The 15-minute presentations (time management being a critical skill) varied widely in style—some were straightforward, whereas others incorporated role-playing, graphics, video and, in two cases, matching team T-shirts to make their points. In all cases, the results were impressive. "The substance, strategy, and financial analysis—not to mention the creativity and humor—set a very high bar," says Sundaram. The presenters, after all, were not newly minted MBAs but professionals with significant experience in both business and life.

If the presentations marked the intellectual climax of the program, the closing dinner that evening celebrated the group's collective personal achievement after two months of intense interaction and growth. Class members gave out individual awards to each participant (most creative, most politically astute, most likely to be CEO, best smile), and the class as a whole announced the establishment of a legacy gift to assist future Back in Business participants. "You are smarter, older, and wiser," said Morris, addressing the exultant graduates at the program's closing dinner. "You have already been successful, and now you have everything you need to be successful again."

Back in Business: Invest in Your Return 2007
will be offered in three modules:
    October 17-21, 2007 (Hanover)
    November 7-11, 2007 (New York City)
    November 28-December 2, 2007 (Hanover)
Information about the program is available at
www.tuck.dartmouth.edu/exec.

For details on corporate support or application information, contact Corrie Martin at 603-646-0252.

CONTINUING TO GET IT RIGHT
The opening season of Back in Business having come to a triumphant close ("It's an extraordinary program; it will become a paradigm," said one participant), planning began almost immediately for the second program, to be held in the fall of 2007. It will bear a striking resemblance to the first. "What's surprising is how little there is to tweak," says Sundaram. "We started with a blank slate. There were lots of opportunities to get it wrong, but we are deeply gratified by how much we got right."

The ultimate metric, he says, will be whether the participants have found appropriate employment commensurate with their backgrounds and their aspirations. Hansen agrees, but he is reluctant to measure success by how many have found jobs within a set period. "The real question," he says, "is whether we have built a successful bridge to reentry and have prepared participants to cross it on their own."
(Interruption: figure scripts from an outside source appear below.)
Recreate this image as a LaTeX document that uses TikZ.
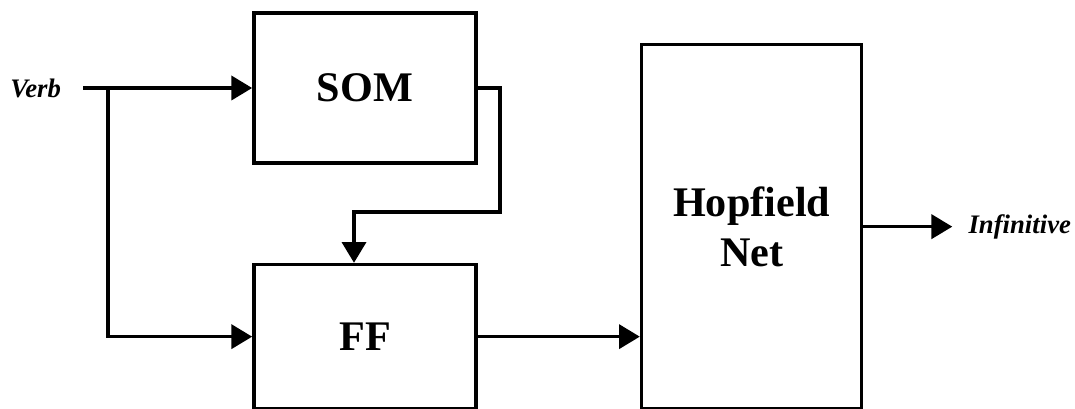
\documentclass[tikz,border=0pt]{standalone}
\usepackage{fontspec}
\setmainfont{Liberation Serif}
\usetikzlibrary{arrows.meta, positioning}
\tikzset{
  block/.style={rectangle, draw, line width=2.6pt, font=\fontsize{30}{35.5}\selectfont\bfseries, align=center},
  flow/.style={line width=2.6pt, -{Triangle[length=0.52cm,width=0.6cm]}},
  io/.style={font=\fontsize{19}{19}\selectfont\bfseries\itshape, inner sep=0pt}
}

\begin{document}
\begin{tikzpicture}
    \useasboundingbox (0,0) rectangle (26.875,-10.225);
    % Blocks
    \node (som) [block, minimum width=5.55cm, minimum height=3.75cm] at (9.125,-2.2) {SOM};
    \node (ff) [block, minimum width=5.55cm, minimum height=3.6cm, below=2.45cm of som] {FF};
    \node (hop) [block, minimum width=5.5cm, minimum height=9.1cm, right=4.05cm of ff.south east, anchor=south west] {Hopfield\\Net};

    % Input and output
    \path (som.west) ++(-4.225,0) coordinate (vin) ++(0.625,0) coordinate (split);
    \node (verb) [io, left=0.55cm of vin] {Verb};
    \node (inf) [io, right=2.62cm of hop] {Infinitive};

    % Connectors
    \draw[flow] (vin) -- (som.west);
    \draw[flow] (split) |- (ff.west);
    \draw[flow] (som.east) -- ++(0.55,0) -- ++(0,-3.1) -| ([xshift=-0.275cm]ff.north);
    \draw[flow] (ff.east) -- (ff.east -| hop.west);
    \draw[flow, shorten >=0.4cm] (hop.east) -- (inf.west);
\end{tikzpicture}
\end{document}
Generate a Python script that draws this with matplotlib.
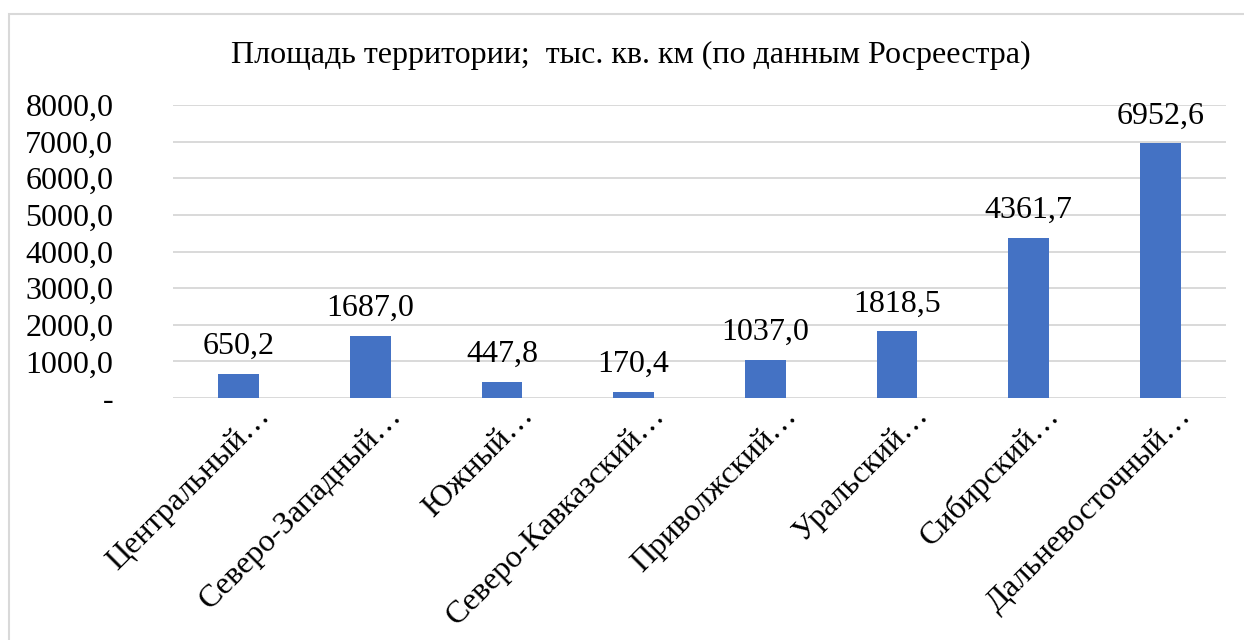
import matplotlib
matplotlib.use("Agg")
import matplotlib.pyplot as plt
from matplotlib.patches import Rectangle
from matplotlib.ticker import FixedLocator, FuncFormatter
import matplotlib.transforms as mtransforms

categories = ["Центральный…", "Северо-Западный…", "Южный…", "Северо-Кавказский…",
              "Приволжский…", "Уральский…", "Сибирский…", "Дальневосточный…"]
values = [650.2, 1687.0, 447.8, 170.4, 1037.0, 1818.5, 4361.7, 6952.6]
yticks = [0, 1000, 2000, 3000, 4000, 5000, 6000, 7000, 8000]
title = "Площадь территории;  тыс. кв. км (по данным Росреестра)"

plt.rcParams['font.family'] = ['Liberation Serif', 'DejaVu Serif']

W, H = 1244, 640
FS = 23
fig = plt.figure(figsize=(W / 100, H / 100), dpi=100)
fig.patch.set_facecolor('white')

# chart border
fig.patches.append(Rectangle((8.5 / W, -0.1), 1.2, 1 - 13.5 / H + 0.1,
                             transform=fig.transFigure, fill=False,
                             edgecolor='#D9D9D9', linewidth=1.5))

ax = fig.add_axes([173 / W, 1 - 398 / H, (1226 - 173) / W, (398 - 105) / H])
x = list(range(len(categories)))
ax.bar(x, values, width=0.31, color='#4472C4', zorder=3)
ax.set_xlim(-0.5, len(categories) - 0.5)
ax.set_ylim(0, 8000)
ax.yaxis.set_major_locator(FixedLocator(yticks))
ax.yaxis.set_major_formatter(FuncFormatter(
    lambda v, p: "-" if v == 0 else f"{v:.1f}".replace('.', ',')))
ax.grid(axis='y', color='#D9D9D9', linewidth=1.4, zorder=0)
for s in ax.spines.values():
    s.set_visible(False)
ax.tick_params(axis='y', length=0, pad=43, labelsize=FS)
ax.tick_params(axis='x', length=0, labelsize=FS)

ax.set_xticks(x)
ax.set_xticklabels(categories, rotation=45, ha='right', va='center',
                   rotation_mode='anchor')
offset = mtransforms.ScaledTranslation(27 / 100, -9 / 100, fig.dpi_scale_trans)
for lbl in ax.get_xticklabels():
    lbl.set_transform(lbl.get_transform() + offset)

for xi, v in zip(x, values):
    ax.annotate(f"{v:.1f}".replace('.', ','), (xi, v), xytext=(0, 14.4),
                textcoords='offset points', ha='center', va='baseline',
                fontsize=FS, color='black')

fig.text(631 / W, 1 - 63 / H, title, ha='center', va='baseline', fontsize=FS)

fig.savefig('out.png', dpi=100)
Another measure of success, of course, is the creation of a successful program for Tuck, not to mention the impact on business education in general. "In 20 years, programs like this will be a normal part of every business school," says Helfat. But beyond these institutional goals is the potential for programs like Back in Business to alter the corporate mindset, which still prefers face time to flexibility ,despite advances in distance technology, and linear career paths over more irregular ones, despite the demonstrated benefits of maturity and varied experience.
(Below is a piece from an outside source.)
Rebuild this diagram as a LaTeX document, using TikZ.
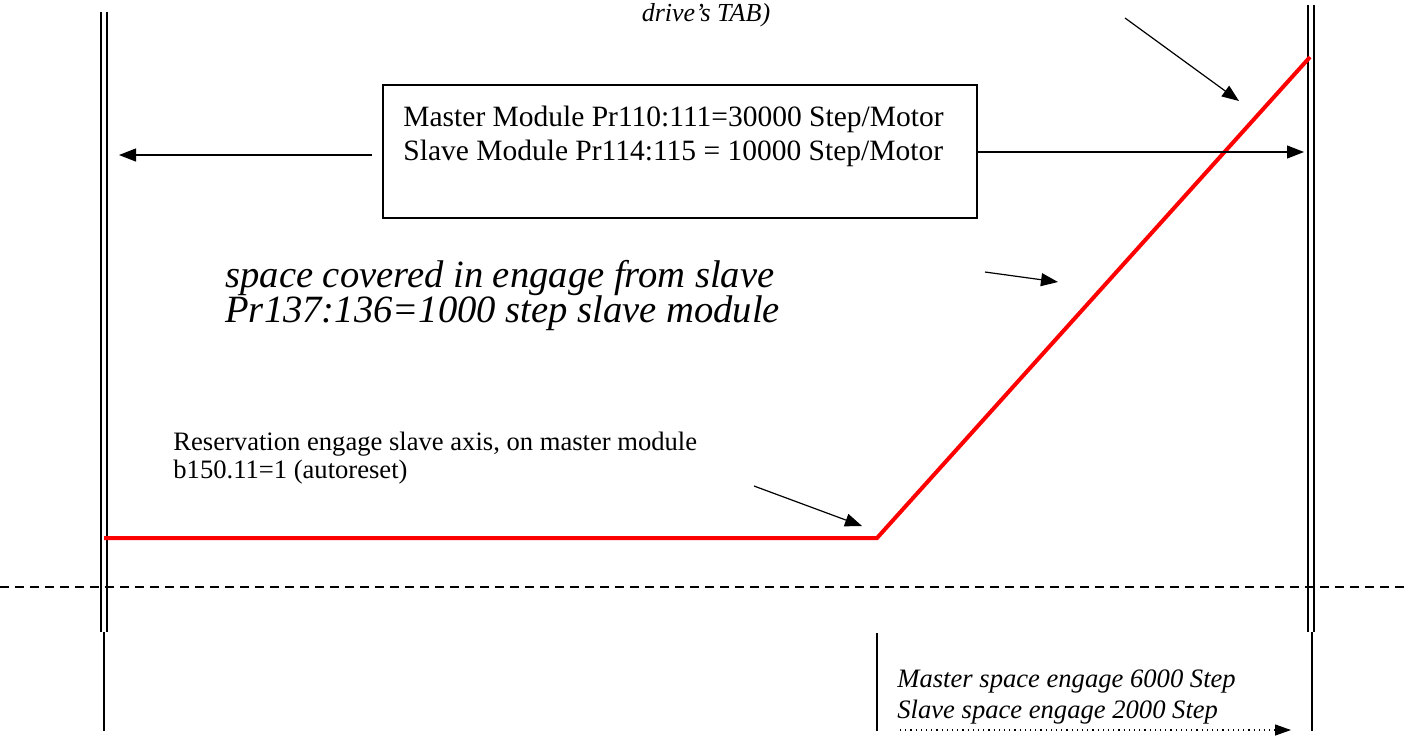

But other population trends, in addition to gaps in the executive pipeline, are already forcing change. Longer lifespans will likely entail extended periods of disability as people age, which will require one or more family members to pull out of the workforce temporarily to provide needed care to elder parents or relatives, says Hansen. This development will increase the demand for comprehensive reentry programs like Tuck's. And the more such programs become a phenomenon, the more employers will pay attention. "This demographic," says Sundaram, "should be part of the portfolio of human capital that every company looks to tap."